Tap an example to prefill the calculator with sample values.

60 Hz to 144 Hz upgrade

120 FPS average in mixed games

A very common monitor jump where the GPU cannot always saturate the full 144 Hz panel but still delivers a big step up from 60 Hz.

Result: You do not need to fully saturate 144 Hz for the jump from 60 Hz to feel meaningful.

144 Hz to 240 Hz chase

220 FPS average for competitive play

A sharper upgrade question where the benefit depends heavily on game style and whether your system can actually feed the higher refresh target.

Result: The higher the frame rate and the more competitive the game, the more the 240 Hz jump can make sense.

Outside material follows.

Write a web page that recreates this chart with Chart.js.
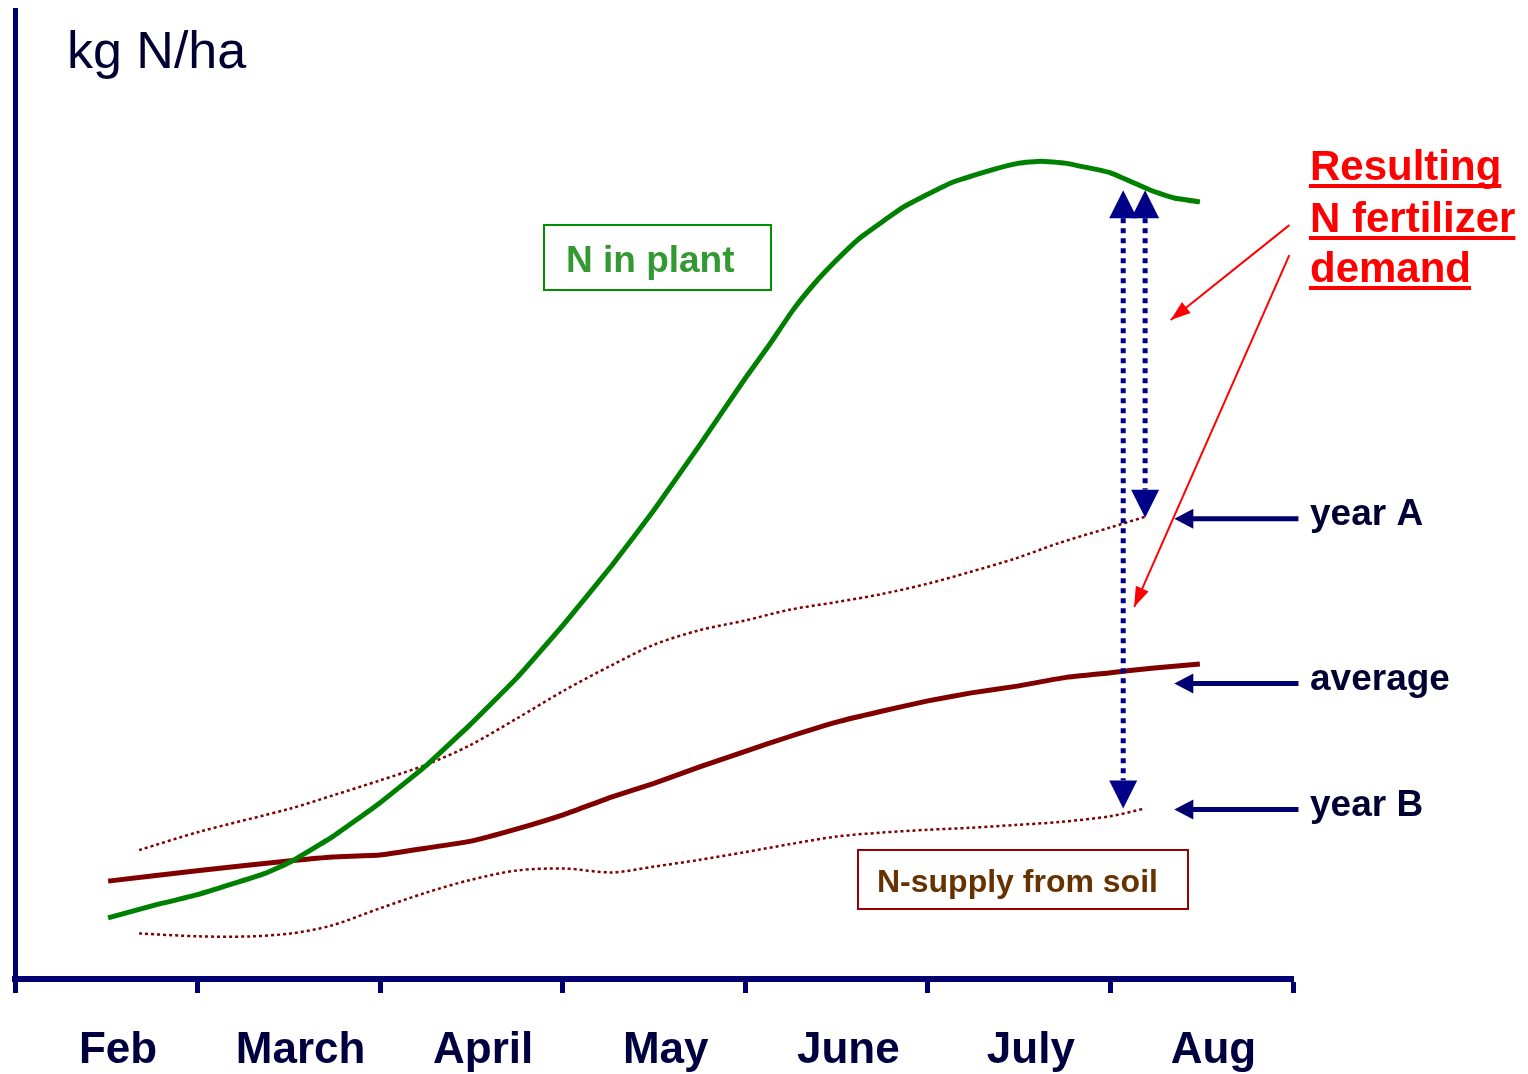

How the refresh-rate benefit score works

The calculator compares frame time and delivered frame rate at your current and target refresh rates, then discounts the result if your current FPS cannot use much of the higher panel.

It also weights the result by response time, reaction time, and game style so the benefit score reflects whether the upgrade is likely to matter in practice rather than only on paper.

Refresh-rate upgrade FAQs

Why FPS headroom matters as much as the panel spec on the box.

Do I need to hit the full target refresh rate for the upgrade to matter?

No. The jump from 60 Hz to 144 Hz can still feel meaningful even if your system averages below 144 FPS, because the delivered frame rate and frame time still improve substantially over 60 Hz.

Why do reaction time and game style change the score?

Because the value of tighter frame timing is not the same for a story game and a competitive shooter. Faster reaction windows and twitch-heavy games make the same hardware change more valuable.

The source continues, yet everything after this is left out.